**SHORT EXERCISE**
Return the data exactly, with all pictures removed.
Begin
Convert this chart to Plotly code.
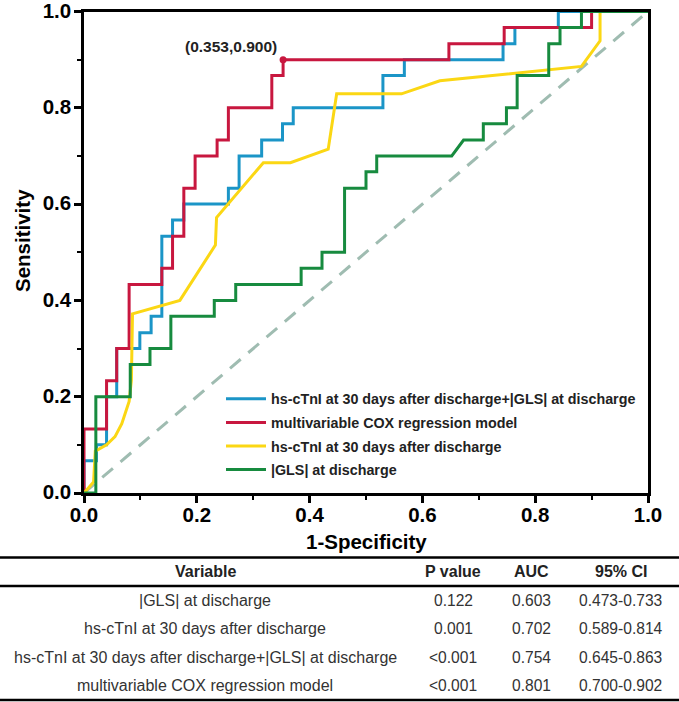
import plotly.graph_objects as go

# ---------------- data ----------------
# ROC points (1-specificity, sensitivity)
combo_fpr = [0, 0, 0.022, 0.040, 0.058, 0.099, 0.119, 0.138, 0.157, 0.177, 0.256, 0.275,
             0.315, 0.352, 0.371, 0.530, 0.568, 0.743, 0.764, 0.841, 1.0]
combo_tpr = [0, 0.067, 0.100, 0.200, 0.300, 0.333, 0.367, 0.533, 0.567, 0.600, 0.633, 0.700,
             0.733, 0.767, 0.800, 0.867, 0.900, 0.933, 0.967, 1.0, 1.0]

cox_fpr = [0, 0, 0.040, 0.058, 0.080, 0.138, 0.157, 0.177, 0.197, 0.236, 0.256, 0.333,
           0.353, 0.647, 0.745, 0.900, 1.0]
cox_tpr = [0, 0.133, 0.233, 0.300, 0.433, 0.467, 0.533, 0.633, 0.700, 0.733, 0.800, 0.867,
           0.900, 0.933, 0.967, 1.0, 1.0]

tni_fpr = [0, 0.017, 0.020, 0.040, 0.055, 0.067, 0.080, 0.084, 0.086, 0.170, 0.233, 0.235,
           0.318, 0.366, 0.433, 0.448, 0.563, 0.631, 0.882, 0.915, 0.915, 1.0]
tni_tpr = [0, 0.023, 0.087, 0.100, 0.117, 0.144, 0.190, 0.234, 0.372, 0.400, 0.515, 0.572,
           0.686, 0.686, 0.714, 0.829, 0.829, 0.856, 0.886, 0.939, 1.0, 1.0]

gls_fpr = [0, 0.021, 0.021, 0.082, 0.082, 0.117, 0.117, 0.154, 0.154, 0.231, 0.231, 0.269,
           0.269, 0.385, 0.385, 0.422, 0.422, 0.462, 0.462, 0.500, 0.500, 0.519, 0.519, 0.652,
           0.673, 0.708, 0.708, 0.749, 0.749, 0.768, 0.768, 0.824, 0.824, 0.844, 0.844, 0.882,
           0.882, 1.0]
gls_tpr = [0, 0, 0.200, 0.200, 0.267, 0.267, 0.300, 0.300, 0.367, 0.367, 0.400, 0.400,
           0.433, 0.433, 0.467, 0.467, 0.500, 0.500, 0.633, 0.633, 0.667, 0.667, 0.700, 0.700,
           0.733, 0.733, 0.767, 0.767, 0.800, 0.800, 0.867, 0.867, 0.933, 0.933, 0.967, 0.967,
           1.0, 1.0]

ref_line = [0, 1]
cutoff_point = (0.353, 0.900)

series_names = [
    "hs-cTnI at 30 days after discharge+|GLS| at discharge",
    "multivariable COX regression model",
    "hs-cTnI at 30 days after discharge",
    "|GLS| at discharge",
]
series_colors = ["#1b95c7", "#c8173f", "#fbd714", "#178b3f"]

x_ticks = [0.0, 0.2, 0.4, 0.6, 0.8, 1.0]
y_ticks = [0.0, 0.2, 0.4, 0.6, 0.8, 1.0]

table_header = ["Variable", "P value", "AUC", "95% CI"]
table_variable = ["|GLS| at discharge", "hs-cTnI at 30 days after discharge",
                  "hs-cTnI at 30 days after discharge+|GLS| at discharge",
                  "multivariable COX regression model"]
table_p = ["0.122", "0.001", "<0.001", "<0.001"]
table_auc = ["0.603", "0.702", "0.754", "0.801"]
table_ci = ["0.473-0.733", "0.589-0.814", "0.645-0.863", "0.700-0.902"]

# ---------------- figure ----------------
W, H = 679, 702
FONT = "Liberation Sans, Arial, sans-serif"


def py(px):
    return (H - px) / H


def px_x(px):
    return px / W


fig = go.Figure()

fig.add_trace(go.Scatter(x=ref_line, y=ref_line, mode="lines", showlegend=False,
                         line=dict(color="#9fbcb1", width=3, dash="14px,10px"),
                         hoverinfo="skip"))

curves = [
    (combo_fpr, combo_tpr, "hv"),
    (cox_fpr, cox_tpr, "hv"),
    (tni_fpr, tni_tpr, "linear"),
    (gls_fpr, gls_tpr, "linear"),
]
for i, (xs, ys, shape) in enumerate(curves):
    fig.add_trace(go.Scatter(x=xs, y=ys, mode="lines", name=series_names[i],
                             legendgroup="g%d" % i,
                             line=dict(color=series_colors[i], width=3, shape=shape)))

fig.add_trace(go.Scatter(x=[cutoff_point[0]], y=[cutoff_point[1]], mode="markers",
                         showlegend=False, marker=dict(color=series_colors[1], size=7),
                         cliponaxis=False))

fig.add_annotation(x=cutoff_point[0], y=cutoff_point[1], xref="x", yref="y",
                   text="<b>(%.3f,%.3f)</b>" % cutoff_point, showarrow=False,
                   xanchor="right", yanchor="bottom", xshift=-4, yshift=3,
                   font=dict(family=FONT, size=15.5, color="#222222"))

axis_common = dict(
    range=[0, 1], showgrid=False, zeroline=False, showline=True, linecolor="black",
    linewidth=2.5, mirror=True, ticks="outside", ticklen=7, tickwidth=2.5,
    tickcolor="black", tickformat=".1f", ticklabeloverflow="allow",
    tickfont=dict(family=FONT, size=20.5, color="black", weight="bold"),
    minor=dict(dtick=0.1, ticks="outside", ticklen=4, tickwidth=2, tickcolor="black"),
    automargin=False, fixedrange=True,
)

fig.update_layout(
    width=W, height=H,
    margin=dict(l=0, r=0, t=0, b=0),
    paper_bgcolor="white", plot_bgcolor="white",
    xaxis=dict(domain=[84 / W, 648 / W], tickvals=x_ticks, ticklabelstandoff=-5,
               **axis_common),
    yaxis=dict(domain=[py(493), py(11.5)], tickvals=y_ticks, ticklabelstandoff=-1,
               ticklabelshift=-1, **axis_common),
    legend=dict(x=px_x(221), y=py(383), xanchor="left", yanchor="top",
                bgcolor="rgba(0,0,0,0)", borderwidth=0, tracegroupgap=2,
                itemwidth=40,
                font=dict(family=FONT, size=14.3, color="#222222", weight="bold")),
    showlegend=True,
)

# axis titles
fig.add_annotation(x=(84 + 648) / 2 / W, y=py(541.5), xref="paper", yref="paper",
                   text="<b>1-Specificity</b>", showarrow=False,
                   xanchor="center", yanchor="middle",
                   font=dict(family=FONT, size=20.5, color="black"))
fig.add_annotation(x=px_x(22), y=py(241), xref="paper", yref="paper",
                   text="<b>Sensitivity</b>", showarrow=False, textangle=-90,
                   xanchor="center", yanchor="middle",
                   font=dict(family=FONT, size=20.5, color="black"))

# table rules
for ypx, w in [(557.5, 2.7), (586, 2.3), (700, 2.7)]:
    fig.add_shape(type="line", xref="paper", yref="paper", x0=0, x1=1,
                  y0=py(ypx), y1=py(ypx), line=dict(color="black", width=w))

col_x = [205, 453, 531, 620.5]
header_y = 571.7
row_y = [600, 628.5, 657, 685.3]

for cx, txt in zip(col_x, table_header):
    fig.add_annotation(x=px_x(cx), y=py(header_y), xref="paper", yref="paper",
                       text="<b>%s</b>" % txt, showarrow=False,
                       xanchor="center", yanchor="middle",
                       font=dict(family=FONT, size=16, color="#222222"))

columns = [table_variable, table_p, table_auc, table_ci]
col_sizes = [16, 15.6, 15.6, 15.6]
for cx, col, fs in zip(col_x, columns, col_sizes):
    for ry, txt in zip(row_y, col):
        fig.add_annotation(x=px_x(cx), y=py(ry), xref="paper", yref="paper",
                           text=txt.replace("<", "&lt;"), showarrow=False,
                           xanchor="center", yanchor="middle",
                           font=dict(family=FONT, size=fs, color="#333333"))

fig.write_html("out.html")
End
**TASK SOLUTION**
Convert this chart to Plotly code.
import plotly.graph_objects as go

# ---------------- data ----------------
# ROC points (1-specificity, sensitivity)
combo_fpr = [0, 0, 0.022, 0.040, 0.058, 0.099, 0.119, 0.138, 0.157, 0.177, 0.256, 0.275,
             0.315, 0.352, 0.371, 0.530, 0.568, 0.743, 0.764, 0.841, 1.0]
combo_tpr = [0, 0.067, 0.100, 0.200, 0.300, 0.333, 0.367, 0.533, 0.567, 0.600, 0.633, 0.700,
             0.733, 0.767, 0.800, 0.867, 0.900, 0.933, 0.967, 1.0, 1.0]

cox_fpr = [0, 0, 0.040, 0.058, 0.080, 0.138, 0.157, 0.177, 0.197, 0.236, 0.256, 0.333,
           0.353, 0.647, 0.745, 0.900, 1.0]
cox_tpr = [0, 0.133, 0.233, 0.300, 0.433, 0.467, 0.533, 0.633, 0.700, 0.733, 0.800, 0.867,
           0.900, 0.933, 0.967, 1.0, 1.0]

tni_fpr = [0, 0.017, 0.020, 0.040, 0.055, 0.067, 0.080, 0.084, 0.086, 0.170, 0.233, 0.235,
           0.318, 0.366, 0.433, 0.448, 0.563, 0.631, 0.882, 0.915, 0.915, 1.0]
tni_tpr = [0, 0.023, 0.087, 0.100, 0.117, 0.144, 0.190, 0.234, 0.372, 0.400, 0.515, 0.572,
           0.686, 0.686, 0.714, 0.829, 0.829, 0.856, 0.886, 0.939, 1.0, 1.0]

gls_fpr = [0, 0.021, 0.021, 0.082, 0.082, 0.117, 0.117, 0.154, 0.154, 0.231, 0.231, 0.269,
           0.269, 0.385, 0.385, 0.422, 0.422, 0.462, 0.462, 0.500, 0.500, 0.519, 0.519, 0.652,
           0.673, 0.708, 0.708, 0.749, 0.749, 0.768, 0.768, 0.824, 0.824, 0.844, 0.844, 0.882,
           0.882, 1.0]
gls_tpr = [0, 0, 0.200, 0.200, 0.267, 0.267, 0.300, 0.300, 0.367, 0.367, 0.400, 0.400,
           0.433, 0.433, 0.467, 0.467, 0.500, 0.500, 0.633, 0.633, 0.667, 0.667, 0.700, 0.700,
           0.733, 0.733, 0.767, 0.767, 0.800, 0.800, 0.867, 0.867, 0.933, 0.933, 0.967, 0.967,
           1.0, 1.0]

ref_line = [0, 1]
cutoff_point = (0.353, 0.900)

series_names = [
    "hs-cTnI at 30 days after discharge+|GLS| at discharge",
    "multivariable COX regression model",
    "hs-cTnI at 30 days after discharge",
    "|GLS| at discharge",
]
series_colors = ["#1b95c7", "#c8173f", "#fbd714", "#178b3f"]

x_ticks = [0.0, 0.2, 0.4, 0.6, 0.8, 1.0]
y_ticks = [0.0, 0.2, 0.4, 0.6, 0.8, 1.0]

table_header = ["Variable", "P value", "AUC", "95% CI"]
table_variable = ["|GLS| at discharge", "hs-cTnI at 30 days after discharge",
                  "hs-cTnI at 30 days after discharge+|GLS| at discharge",
                  "multivariable COX regression model"]
table_p = ["0.122", "0.001", "<0.001", "<0.001"]
table_auc = ["0.603", "0.702", "0.754", "0.801"]
table_ci = ["0.473-0.733", "0.589-0.814", "0.645-0.863", "0.700-0.902"]

# ---------------- figure ----------------
W, H = 679, 702
FONT = "Liberation Sans, Arial, sans-serif"


def py(px):
    return (H - px) / H


def px_x(px):
    return px / W


fig = go.Figure()

fig.add_trace(go.Scatter(x=ref_line, y=ref_line, mode="lines", showlegend=False,
                         line=dict(color="#9fbcb1", width=3, dash="14px,10px"),
                         hoverinfo="skip"))

curves = [
    (combo_fpr, combo_tpr, "hv"),
    (cox_fpr, cox_tpr, "hv"),
    (tni_fpr, tni_tpr, "linear"),
    (gls_fpr, gls_tpr, "linear"),
]
for i, (xs, ys, shape) in enumerate(curves):
    fig.add_trace(go.Scatter(x=xs, y=ys, mode="lines", name=series_names[i],
                             legendgroup="g%d" % i,
                             line=dict(color=series_colors[i], width=3, shape=shape)))

fig.add_trace(go.Scatter(x=[cutoff_point[0]], y=[cutoff_point[1]], mode="markers",
                         showlegend=False, marker=dict(color=series_colors[1], size=7),
                         cliponaxis=False))

fig.add_annotation(x=cutoff_point[0], y=cutoff_point[1], xref="x", yref="y",
                   text="<b>(%.3f,%.3f)</b>" % cutoff_point, showarrow=False,
                   xanchor="right", yanchor="bottom", xshift=-4, yshift=3,
                   font=dict(family=FONT, size=15.5, color="#222222"))

axis_common = dict(
    range=[0, 1], showgrid=False, zeroline=False, showline=True, linecolor="black",
    linewidth=2.5, mirror=True, ticks="outside", ticklen=7, tickwidth=2.5,
    tickcolor="black", tickformat=".1f", ticklabeloverflow="allow",
    tickfont=dict(family=FONT, size=20.5, color="black", weight="bold"),
    minor=dict(dtick=0.1, ticks="outside", ticklen=4, tickwidth=2, tickcolor="black"),
    automargin=False, fixedrange=True,
)

fig.update_layout(
    width=W, height=H,
    margin=dict(l=0, r=0, t=0, b=0),
    paper_bgcolor="white", plot_bgcolor="white",
    xaxis=dict(domain=[84 / W, 648 / W], tickvals=x_ticks, ticklabelstandoff=-5,
               **axis_common),
    yaxis=dict(domain=[py(493), py(11.5)], tickvals=y_ticks, ticklabelstandoff=-1,
               ticklabelshift=-1, **axis_common),
    legend=dict(x=px_x(221), y=py(383), xanchor="left", yanchor="top",
                bgcolor="rgba(0,0,0,0)", borderwidth=0, tracegroupgap=2,
                itemwidth=40,
                font=dict(family=FONT, size=14.3, color="#222222", weight="bold")),
    showlegend=True,
)

# axis titles
fig.add_annotation(x=(84 + 648) / 2 / W, y=py(541.5), xref="paper", yref="paper",
                   text="<b>1-Specificity</b>", showarrow=False,
                   xanchor="center", yanchor="middle",
                   font=dict(family=FONT, size=20.5, color="black"))
fig.add_annotation(x=px_x(22), y=py(241), xref="paper", yref="paper",
                   text="<b>Sensitivity</b>", showarrow=False, textangle=-90,
                   xanchor="center", yanchor="middle",
                   font=dict(family=FONT, size=20.5, color="black"))

# table rules
for ypx, w in [(557.5, 2.7), (586, 2.3), (700, 2.7)]:
    fig.add_shape(type="line", xref="paper", yref="paper", x0=0, x1=1,
                  y0=py(ypx), y1=py(ypx), line=dict(color="black", width=w))

col_x = [205, 453, 531, 620.5]
header_y = 571.7
row_y = [600, 628.5, 657, 685.3]

for cx, txt in zip(col_x, table_header):
    fig.add_annotation(x=px_x(cx), y=py(header_y), xref="paper", yref="paper",
                       text="<b>%s</b>" % txt, showarrow=False,
                       xanchor="center", yanchor="middle",
                       font=dict(family=FONT, size=16, color="#222222"))

columns = [table_variable, table_p, table_auc, table_ci]
col_sizes = [16, 15.6, 15.6, 15.6]
for cx, col, fs in zip(col_x, columns, col_sizes):
    for ry, txt in zip(row_y, col):
        fig.add_annotation(x=px_x(cx), y=py(ry), xref="paper", yref="paper",
                           text=txt.replace("<", "&lt;"), showarrow=False,
                           xanchor="center", yanchor="middle",
                           font=dict(family=FONT, size=fs, color="#333333"))

fig.write_html("out.html")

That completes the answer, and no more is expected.